Carel Weight: All Souls

Carel Weight is simply one of my favorite painters of all time. His imagery is steeped in isolation and anxiety, and he paints the kind of psychologically disturbing and haunting images that I adore. Born in London in 1908, he worked as an artist and teacher in England throughout his adult life, and although he exhibited his paintings regularly, he kept a comparitively low profile as an artist. At one point he had the opportunity to take the route of exclusive gallery representation, which would have increased his wealth and fame significantly, but he opted to hold ambition in check so that his friends might still be able to afford his work. His paintings are not well known internationally, which is a loss for those of us who delight in idiosyncratic vision. However, UK blogger ‘I Love Total Destruction’ has an entry on him here, and since I began writing this entry months ago, Paul Behnke blogged about Carel Weight here, so there are contemporary artists who hold him in esteem and there is the hope that Weight’s work will reach a wider audience.

Weight’s paintings are captivating for many reasons - his color sense is perfectly in tune with his mysterious imagery, his realism is modified by the emotions of fear and anguish, and his compositions reveal a deep understanding of 2-d image structure. Formally, he was an accomplished painter and a teacher to some of England’s best-known contemporary artists, including David Hockney, whose 1968 portraitAmerican Collectors (Fred and Marcia Weisman) at the Art Institute of Chicago shares a similar sensitivity to uncomfortable personal relationships that was Weight’s great strength.

It isn’t mastery over materials that keeps me looking at Weight’s work though - it’s his crazy, compelling, haunted voice, and how he gives us a frank look at the unknowable world of individual emotional lives. He paints human beings in almost every canvas, and gives us portraits that are at least as much about the personality of the sitter as they are about a depiction; see his riveting portrait of Orovida Pissaro, the French Impressionist’s grand-daughter, whom Weight referred to as ‘magnificent.’ 1 Weight also painted people in the midst of tense and theatrical situations, showing victims fleeing aggressors, people in flight from burning buildings or flood, and impending traffic disasters. Many of his canvases show people sitting or standing among one another yet in unmistakable isolation, such as the 1965 canvas The Silence at the Royal Academy of Art. Of all his paintings, the ones I love the most show people and apparitions together as a way to underscore the emotional complexities of the painting. Weight incorporates apparitions into his paintings with great success as a content vehicle when they’re commonly used a device, overt or witless. To me, that’s quite an accomplishment.

I can’t tell you when apparitions first appeared in his paintings; a large number of his works were eradicated when his London studio was bombed during WWII, early in his career.

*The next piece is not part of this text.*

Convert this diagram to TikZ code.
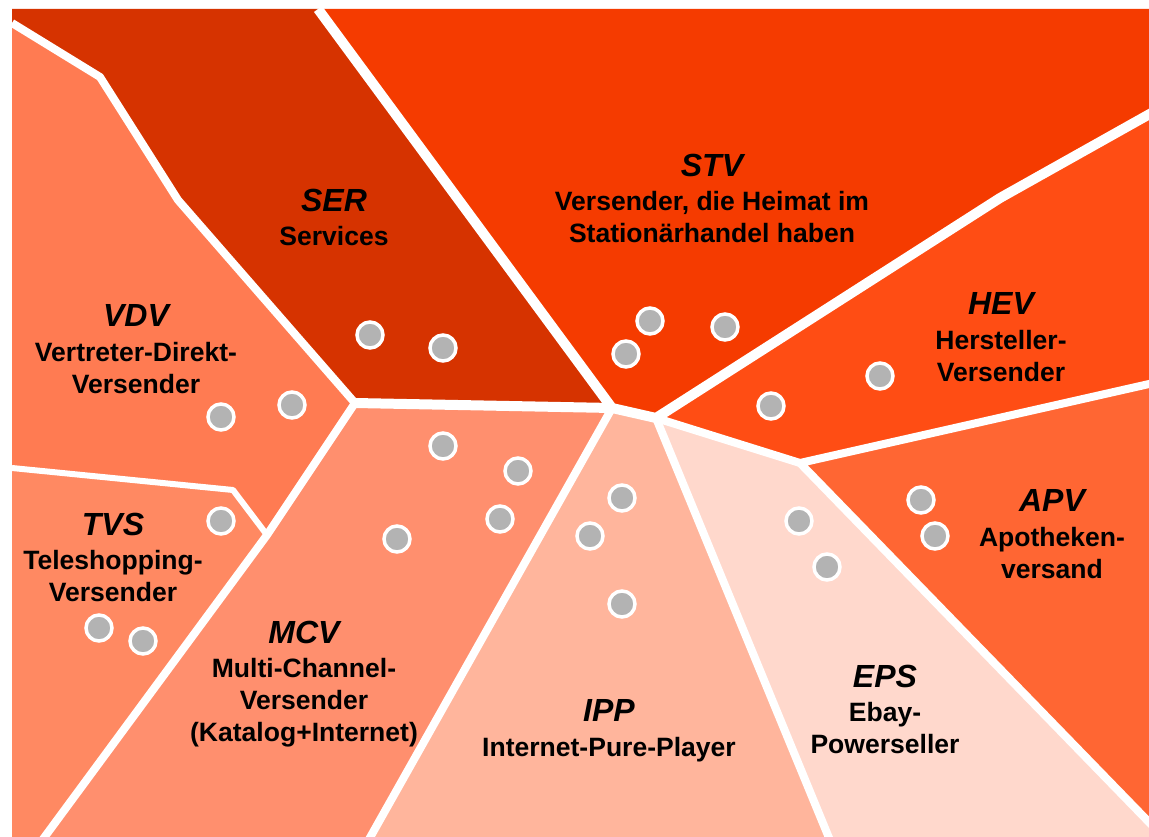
\documentclass[tikz,border=0pt]{standalone}
\usepackage{fontspec}
\setmainfont{Liberation Sans}
\usepackage{tikz}
\usetikzlibrary{calc}
\definecolor{ser}{RGB}{214,51,0}
\definecolor{stv}{RGB}{245,59,0}
\definecolor{hev}{RGB}{255,77,20}
\definecolor{apv}{RGB}{255,102,51}
\definecolor{vdv}{RGB}{255,123,82}
\definecolor{tvs}{RGB}{255,137,98}
\definecolor{mcv}{RGB}{255,143,110}
\definecolor{ipp}{RGB}{255,181,156}
\definecolor{eps}{RGB}{255,216,204}
\definecolor{dotgray}{RGB}{179,179,179}
\newcommand{\typname}[1]{{\fontsize{24}{27}\selectfont\bfseries\itshape #1}}

\begin{document}
\begin{tikzpicture}[x=0.75pt,y=-0.75pt,
    gap/.style={draw=white,line width=6pt,line join=round},
    widegap/.style={draw=white,line width=7.5pt,line join=round},
    thingap/.style={draw=white,line width=4.5pt,line join=round},
    dot/.style={circle,fill=dotgray,draw=white,line width=2.6pt,minimum size=19.5pt,inner sep=0pt},
    typtext/.style={anchor=north,align=center,inner sep=0pt,font=\bfseries\fontsize{19.9}{24}\selectfont}]
    \useasboundingbox (0,0) rectangle (1149,837);
    \clip (0,0) rectangle (1149,837);

    \coordinate (t1) at (318,9);
    \coordinate (l1) at (12,23);
    \coordinate (l2) at (12,468);
    \coordinate (s1) at (100,77);
    \coordinate (s2) at (178,200);
    \coordinate (k1) at (233,490);
    \coordinate (j1) at (355,403);
    \coordinate (j2) at (612,408);
    \coordinate (j3) at (656,418);
    \coordinate (j4) at (800,463);
    \coordinate (j5) at (267,535);
    \coordinate (h1) at (1000,198);
    \coordinate (r1) at (1180,97);
    \coordinate (r2) at (1180,377);
    \coordinate (b0) at (35,850);
    \coordinate (b1) at (363,850);
    \coordinate (b2) at (834,850);
    \coordinate (b3) at (1176,850);

    \fill[ser] (12,9) -- (t1) -- (j2) -- (j1) -- (s2) -- (s1) -- (l1) -- cycle;
    \fill[stv] (t1) -- (1180,9) -- (r1) -- (h1) -- (j3) -- (j2) -- cycle;
    \fill[hev] (j3) -- (h1) -- (r1) -- (r2) -- (j4) -- cycle;
    \fill[apv] (j4) -- (r2) -- (1180,850) -- (b3) -- cycle;
    \fill[eps] (j3) -- (j4) -- (b3) -- (b2) -- cycle;
    \fill[ipp] (j2) -- (j3) -- (b2) -- (b1) -- cycle;
    \fill[mcv] (j1) -- (j2) -- (b1) -- (b0) -- (j5) -- cycle;
    \fill[tvs] (l2) -- (k1) -- (j5) -- (b0) -- (12,850) -- cycle;
    \fill[vdv] (l1) -- (s1) -- (s2) -- (j1) -- (j5) -- (k1) -- (l2) -- cycle;

    \draw[gap] (l1) -- (s1) -- (s2) -- (j1);
    \draw[widegap] (j1) -- (j2);
    \draw[widegap] (t1) -- (j2) -- (j3) -- (h1) -- (r1);
    \draw[gap] (j3) -- (j4) -- (r2);
    \draw[gap] (j4) -- (b3);
    \draw[gap] (j3) -- (b2);
    \draw[gap] (j2) -- (b1);
    \draw[gap] (j1) -- (j5) -- (b0);
    \draw[thingap] (l2) -- (k1) -- (j5);

    \node[dot] (ser1) at (370,335) {};
    \node[dot] (ser2) at (443,348) {};
    \node[dot] (stv1) at (650,321) {};
    \node[dot] (stv2) at (725,327) {};
    \node[dot] (stv3) at (626,354) {};
    \node[dot] (hev1) at (771,406) {};
    \node[dot] (hev2) at (880,376) {};
    \node[dot] (vdv1) at (221,417) {};
    \node[dot] (vdv2) at (292,405) {};
    \node[dot] (tvs1) at (221,521) {};
    \node[dot] (tvs2) at (99,628) {};
    \node[dot] (tvs3) at (143,641) {};
    \node[dot] (mcv1) at (443,446) {};
    \node[dot] (mcv2) at (518,471) {};
    \node[dot] (mcv3) at (500,519) {};
    \node[dot] (mcv4) at (397,539) {};
    \node[dot] (ipp1) at (622,498) {};
    \node[dot] (ipp2) at (590,536) {};
    \node[dot] (ipp3) at (622,604) {};
    \node[dot] (eps1) at (799,521) {};
    \node[dot] (eps2) at (827,567) {};
    \node[dot] (apv1) at (921,500) {};
    \node[dot] (apv2) at (935,536) {};

    \node[typtext] (sertxt) at (334,188.5) {\typname{SER}\\[2pt]Services};
    \node[typtext] (stvtxt) at (712,153.5) {\typname{STV}\\[2pt]Versender, die Heimat im\\Stationärhandel haben};
    \node[typtext] (hevtxt) at (1001,292.5) {\typname{HEV}\\[2pt]Hersteller-\\Versender};
    \node[typtext] (vdvtxt) at (136,304.5) {\typname{VDV}\\[2pt]Vertreter-Direkt-\\Versender};
    \node[typtext] (tvstxt) at (113,512.5) {\typname{TVS}\\[2pt]Teleshopping-\\Versender};
    \node[typtext] (mcvtxt) at (304,620.5) {\typname{MCV}\\[2pt]Multi-Channel-\\Versender\\(Katalog+Internet)};
    \node[typtext] (ipptxt) at (609,699.5) {\typname{IPP}\\[2pt]Internet-Pure-Player};
    \node[typtext] (epstxt) at (885,664.5) {\typname{EPS}\\[2pt]Ebay-\\Powerseller};
    \node[typtext] (apvtxt) at (1052,489.5) {\typname{APV}\\[2pt]Apotheken-\\versand};
\end{tikzpicture}
\end{document}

However, a broad overview of Weight’s work from the beginning of his career as an Official War Artist to his lengthy tenure at the Royal Academy of Art shows that his figures were both solid and diaphanous during the second World War, by 1942 at least.

Carel Weight, Hammersmith Nights, Oil on board, approx. 6” x 8.5”, 1942, © the estate of Carel Weight

Weight stated unequivocally “I have always been terrified by the idea of ghosts.” Terrified by an idea is one thing, but is there evidence that ghosts were real for him? The only literal ghost I’m aware of in his work is found in “The Presence,” a canvas from 1955, depicting a scene at Bishop’s Park at dusk. On seeing this canvas, one Londoner told Weight that she had seen that same apparition there. Weight admitted that he liked “to weave fantasy into the context of quite ordinary things” but then also said that the woman made him think there was “a likelihood that the ‘presence’ is not just a figment of my own imagination.” 2 This ghostly presence is found in the bottom center of the canvas; she is a transparent figure wearing a headcovering and holding what appears to be a basket, with her full-length dress rendered in light turquoise, picking up the shade of the park bench behind her.

Carel Weight, The Presence, Oil on Canvas, 1955, 47.5” x 80”,© the estate of Carel Weight

I’ve found no source that can state if real-world experience was at the heart of Weight’s other painted apparitions. That would be interesting to know because of how he depicts them; they are matter-of-fact, rendered without gore in the case of the haunted, or syrup in the case of the angelic.

In some works, Weight makes apparitions exist as a sort of natural conclusion; they aren’t by themselves terrifying or gory, but it’s their presence as something natural and ordinary that gives pause. Most often, people describe apparitions with the word ‘otherworldly,’ but in Weight’s case it doesn’t apply, as these isolated, ethereal beings seem the most unaffected occupants in the world. In ‘The Departing Angel,’ Weight is simply showing us an afterlife extension of the reality of isolation among the living:

Carel Weight, The Departing Angel, 1961, Oil on canvas, 36” x 36”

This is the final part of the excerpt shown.